EXCERPTED RECORDS start

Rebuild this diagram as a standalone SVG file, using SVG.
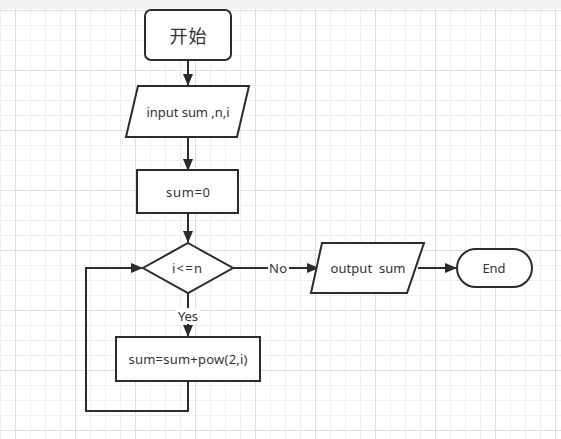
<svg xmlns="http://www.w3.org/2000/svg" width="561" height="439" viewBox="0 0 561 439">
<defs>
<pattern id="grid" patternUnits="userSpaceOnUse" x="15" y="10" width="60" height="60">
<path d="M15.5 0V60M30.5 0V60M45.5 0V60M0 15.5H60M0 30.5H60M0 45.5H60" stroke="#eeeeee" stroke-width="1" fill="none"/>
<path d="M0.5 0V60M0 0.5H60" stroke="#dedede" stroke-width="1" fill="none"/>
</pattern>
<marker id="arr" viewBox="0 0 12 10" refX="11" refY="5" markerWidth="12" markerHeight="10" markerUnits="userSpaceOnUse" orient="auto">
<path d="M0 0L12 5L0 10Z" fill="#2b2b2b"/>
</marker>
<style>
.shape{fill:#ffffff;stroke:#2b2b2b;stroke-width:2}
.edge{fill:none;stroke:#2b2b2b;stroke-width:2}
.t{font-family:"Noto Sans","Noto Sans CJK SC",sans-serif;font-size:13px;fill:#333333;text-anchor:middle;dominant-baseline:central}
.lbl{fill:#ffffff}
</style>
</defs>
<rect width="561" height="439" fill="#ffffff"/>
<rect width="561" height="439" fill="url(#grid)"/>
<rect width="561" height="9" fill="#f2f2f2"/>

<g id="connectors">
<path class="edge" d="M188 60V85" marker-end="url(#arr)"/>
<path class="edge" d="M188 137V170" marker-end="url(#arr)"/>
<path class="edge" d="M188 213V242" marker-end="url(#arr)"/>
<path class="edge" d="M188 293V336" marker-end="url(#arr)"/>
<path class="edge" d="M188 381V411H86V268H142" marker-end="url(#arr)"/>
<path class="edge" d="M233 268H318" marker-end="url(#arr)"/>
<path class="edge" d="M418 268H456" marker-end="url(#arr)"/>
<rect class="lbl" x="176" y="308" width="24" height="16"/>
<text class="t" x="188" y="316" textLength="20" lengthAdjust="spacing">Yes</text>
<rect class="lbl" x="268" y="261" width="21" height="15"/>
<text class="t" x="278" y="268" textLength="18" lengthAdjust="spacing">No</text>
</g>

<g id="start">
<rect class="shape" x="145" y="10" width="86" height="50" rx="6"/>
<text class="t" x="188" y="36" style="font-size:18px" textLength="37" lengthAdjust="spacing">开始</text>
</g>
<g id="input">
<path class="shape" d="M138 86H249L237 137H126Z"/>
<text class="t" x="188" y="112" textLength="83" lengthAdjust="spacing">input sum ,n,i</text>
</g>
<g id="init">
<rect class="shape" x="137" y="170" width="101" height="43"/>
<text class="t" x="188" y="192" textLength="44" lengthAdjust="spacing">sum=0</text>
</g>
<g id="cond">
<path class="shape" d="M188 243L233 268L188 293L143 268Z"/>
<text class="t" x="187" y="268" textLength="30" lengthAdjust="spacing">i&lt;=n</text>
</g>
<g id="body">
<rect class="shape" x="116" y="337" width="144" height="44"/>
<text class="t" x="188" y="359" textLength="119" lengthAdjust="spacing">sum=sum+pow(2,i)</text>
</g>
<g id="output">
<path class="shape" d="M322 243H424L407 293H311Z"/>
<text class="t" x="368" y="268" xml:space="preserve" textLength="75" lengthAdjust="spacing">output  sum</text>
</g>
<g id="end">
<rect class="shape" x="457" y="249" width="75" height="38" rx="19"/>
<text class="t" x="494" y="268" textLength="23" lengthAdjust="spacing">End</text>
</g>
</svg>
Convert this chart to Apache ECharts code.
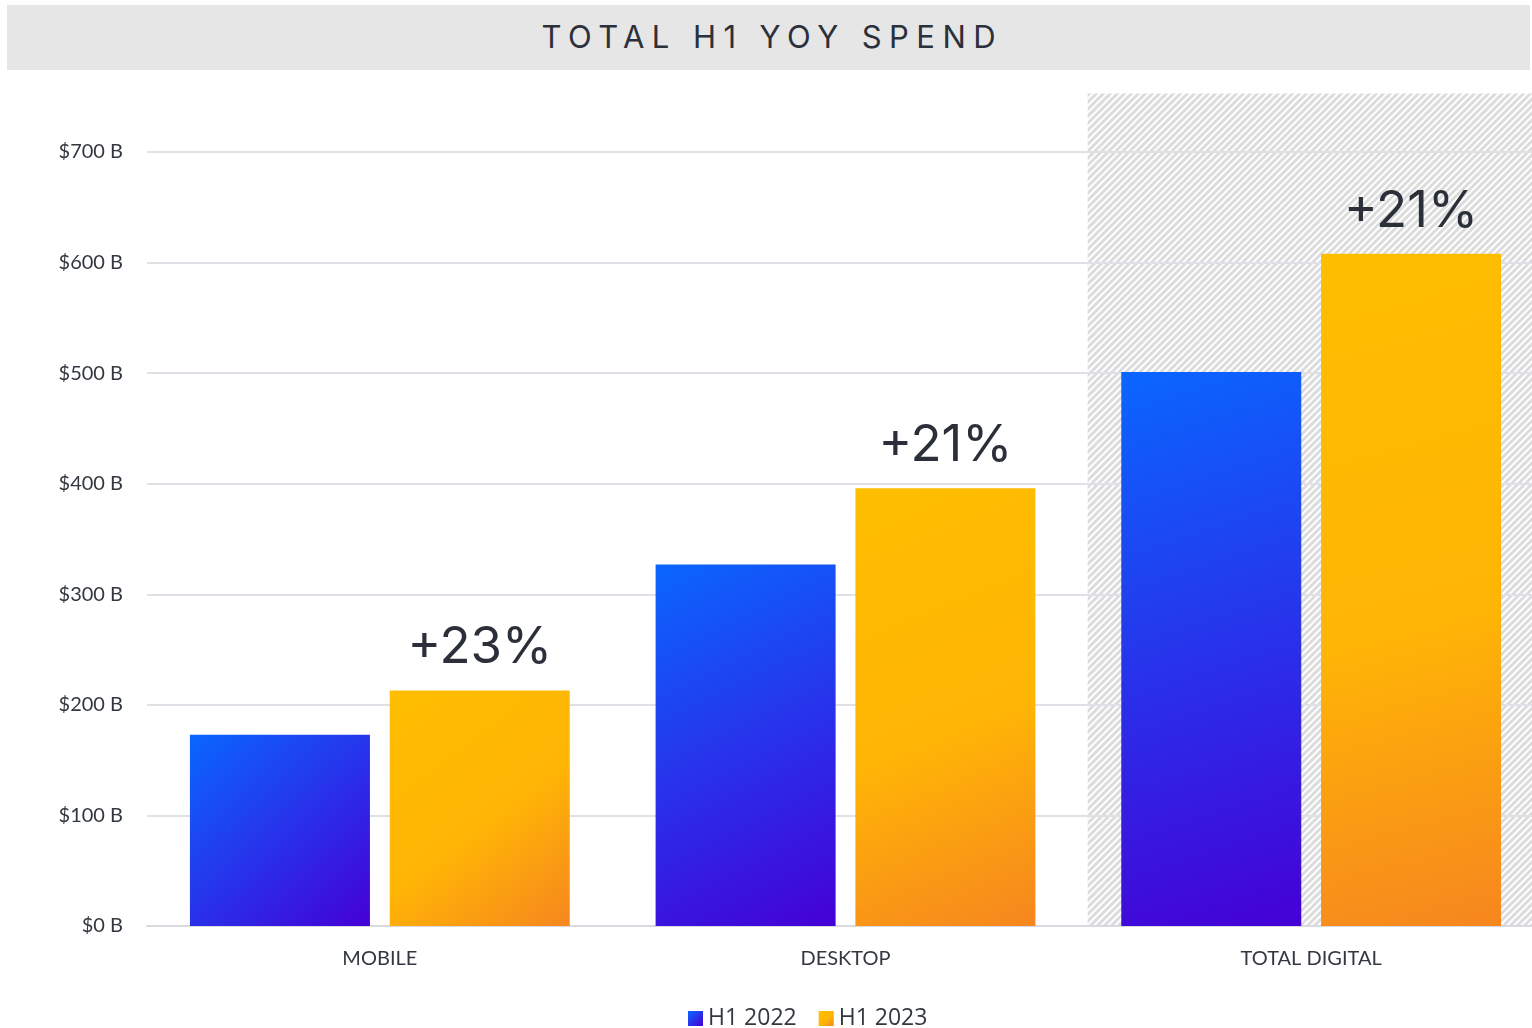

EXCERPTED RECORDS end

§ **TASK TO CARRY OUT**:
Using the material above, retype each entry exactly and omit the pictures.

§ **EXERCISE ANSWER**:
Rebuild this diagram as a standalone SVG file, using SVG.
<svg xmlns="http://www.w3.org/2000/svg" width="561" height="439" viewBox="0 0 561 439">
<defs>
<pattern id="grid" patternUnits="userSpaceOnUse" x="15" y="10" width="60" height="60">
<path d="M15.5 0V60M30.5 0V60M45.5 0V60M0 15.5H60M0 30.5H60M0 45.5H60" stroke="#eeeeee" stroke-width="1" fill="none"/>
<path d="M0.5 0V60M0 0.5H60" stroke="#dedede" stroke-width="1" fill="none"/>
</pattern>
<marker id="arr" viewBox="0 0 12 10" refX="11" refY="5" markerWidth="12" markerHeight="10" markerUnits="userSpaceOnUse" orient="auto">
<path d="M0 0L12 5L0 10Z" fill="#2b2b2b"/>
</marker>
<style>
.shape{fill:#ffffff;stroke:#2b2b2b;stroke-width:2}
.edge{fill:none;stroke:#2b2b2b;stroke-width:2}
.t{font-family:"Noto Sans","Noto Sans CJK SC",sans-serif;font-size:13px;fill:#333333;text-anchor:middle;dominant-baseline:central}
.lbl{fill:#ffffff}
</style>
</defs>
<rect width="561" height="439" fill="#ffffff"/>
<rect width="561" height="439" fill="url(#grid)"/>
<rect width="561" height="9" fill="#f2f2f2"/>

<g id="connectors">
<path class="edge" d="M188 60V85" marker-end="url(#arr)"/>
<path class="edge" d="M188 137V170" marker-end="url(#arr)"/>
<path class="edge" d="M188 213V242" marker-end="url(#arr)"/>
<path class="edge" d="M188 293V336" marker-end="url(#arr)"/>
<path class="edge" d="M188 381V411H86V268H142" marker-end="url(#arr)"/>
<path class="edge" d="M233 268H318" marker-end="url(#arr)"/>
<path class="edge" d="M418 268H456" marker-end="url(#arr)"/>
<rect class="lbl" x="176" y="308" width="24" height="16"/>
<text class="t" x="188" y="316" textLength="20" lengthAdjust="spacing">Yes</text>
<rect class="lbl" x="268" y="261" width="21" height="15"/>
<text class="t" x="278" y="268" textLength="18" lengthAdjust="spacing">No</text>
</g>

<g id="start">
<rect class="shape" x="145" y="10" width="86" height="50" rx="6"/>
<text class="t" x="188" y="36" style="font-size:18px" textLength="37" lengthAdjust="spacing">开始</text>
</g>
<g id="input">
<path class="shape" d="M138 86H249L237 137H126Z"/>
<text class="t" x="188" y="112" textLength="83" lengthAdjust="spacing">input sum ,n,i</text>
</g>
<g id="init">
<rect class="shape" x="137" y="170" width="101" height="43"/>
<text class="t" x="188" y="192" textLength="44" lengthAdjust="spacing">sum=0</text>
</g>
<g id="cond">
<path class="shape" d="M188 243L233 268L188 293L143 268Z"/>
<text class="t" x="187" y="268" textLength="30" lengthAdjust="spacing">i&lt;=n</text>
</g>
<g id="body">
<rect class="shape" x="116" y="337" width="144" height="44"/>
<text class="t" x="188" y="359" textLength="119" lengthAdjust="spacing">sum=sum+pow(2,i)</text>
</g>
<g id="output">
<path class="shape" d="M322 243H424L407 293H311Z"/>
<text class="t" x="368" y="268" xml:space="preserve" textLength="75" lengthAdjust="spacing">output  sum</text>
</g>
<g id="end">
<rect class="shape" x="457" y="249" width="75" height="38" rx="19"/>
<text class="t" x="494" y="268" textLength="23" lengthAdjust="spacing">End</text>
</g>
</svg>
Convert this chart to Apache ECharts code.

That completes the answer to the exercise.